Aber ich gleite ab, was ich eigentlich zum Ausdruck bringen wollte war: (a) Während er in seinem Selbstbild als Person für die Welt überflüssig ist, war für ihn als Person die Philosophie nicht überflüssig, denn sie hat ihn von einer, wie er sagt, Doktrin, geläutert und ist Ermöglichungsgrundlage des Lebens, das er fortan führt. Dies ist keine Kleinigkeit, denn wäre es ihm davor schon gleich gewesen, was in dieser eigentlichen sinnlosen Welt ist, dann hätte er nicht die Mühe des Denkens auf sich genommen. (b) Aus einem schonungslosen Relativismus ist nicht notwendigerweise ein hedonistischer Egoismus abzuleiten, es ist nur eine Möglichkeit. (c) Die Erkenntnis des Sinnstiftens weicht dem Dogma des Relativismus, dieses Dogma muss er regelmäßig auf seine Konsistenz prüfen, z.B. in der Diskussion seiner Freunde, um weiterhin von einer Erkenntnis und nicht von einem Glauben ausgehen zu können, also benötigt er auch hier wieder die Philosophie als Leitung in seinem relativistischem Leben. (d) Er bleibt in der sinnstiftenden Welt und wird ihr gegenüber nur zum Teil frei, denn eines kann er nicht, er kann sich nicht "interesselos" an etwas erfreuen, er hätte dann nur ein anderes Interesse, nämlich das Objekt zur Grundlage seines Erfreuens zu machen. Sein Erfreuen ist also parasitär am Sinngestifteten ausgerichtet.

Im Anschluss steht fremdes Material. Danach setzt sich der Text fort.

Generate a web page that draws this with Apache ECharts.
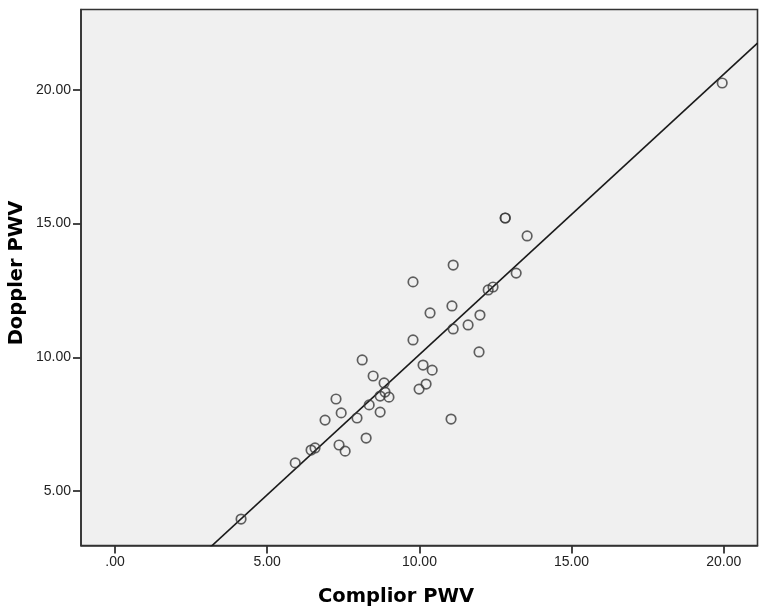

Im Endeffekt ist es die Frage nach dem Sinn der Welt und damit der Sinn des Lebens. Dabei erscheint mir wichtig zu bemerken, dass er anscheinend (wie gesagt, ich kenne die Geschichte nicht), den Sinn aus einer Vogelperspektive destruiert hat, damit ist aber nichts über die erstpersonale Lebenswelt der Menschen gesagt, die eine andere Ebene von Sinn erfahren kann, der nicht nach ewigem Bestand trachtet. Auch er kann nicht ohne Sinn leben.
Er hat sich eine der möglichen Antworten auf die Frage nach dem Sinn des Lebens gegeben und hat sich Sinn in der Sinnlosigkeit gestiftet: Die blinde Hedone.